While the Town and the Civil Service Employees Association (CSEA) have not yet completed their negotiations to permanently add Juneteenth to the Collective Bargaining Agreement’s list of observed holidays, along with other changes subject to negotiation, both have reached a tentative agreement to amend their collective bargaining agreement to add the observation of Juneteenth as a holiday for this year only, to be observed on Monday, June 20.
All Town offices will be closed, including the Recycling Centers and the Senior/Youth Centers. Town Beaches will be open.
Supervisor Schneiderman noted, “The Town looks forward to formalizing its observation of Juneteenth, as a way of further demonstrating our commitment to making the Town’s workforce more diverse, and ensuring its communities are safe and welcoming places for all people.

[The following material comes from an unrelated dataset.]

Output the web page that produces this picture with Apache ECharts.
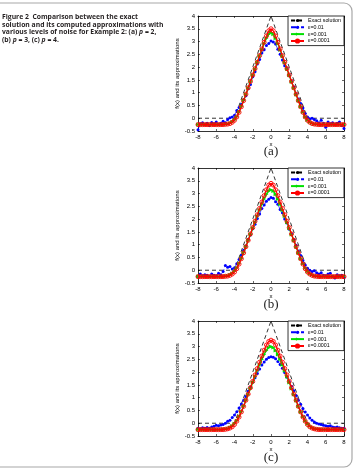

We invite our employees, as well as our residents and guests, to spend some time thinking about the significance of Juneteenth and the end of slavery in our country, and about what each of us can do in our everyday lives to strive for opportunity and equality for all.”
Juneteenth is celebrated on the 19th of June. The event commemorates June 19, 1865, when Gordon Granger, a Union general, arrived in Galveston, Texas, to inform enslaved African-Americans that the Civil War had ended and they had been freed. Granger arrived in Galveston about two months after General Robert E. Lee had surrendered at Appomattox, Virginia. His announcement put into effect the Emancipation Proclamation, which had been issued more than two and a half years earlier on January 1, 1863, by President Abraham Lincoln. Slavery was fully ended in the United States with the ratification of the 13th Amendment in December of 1865.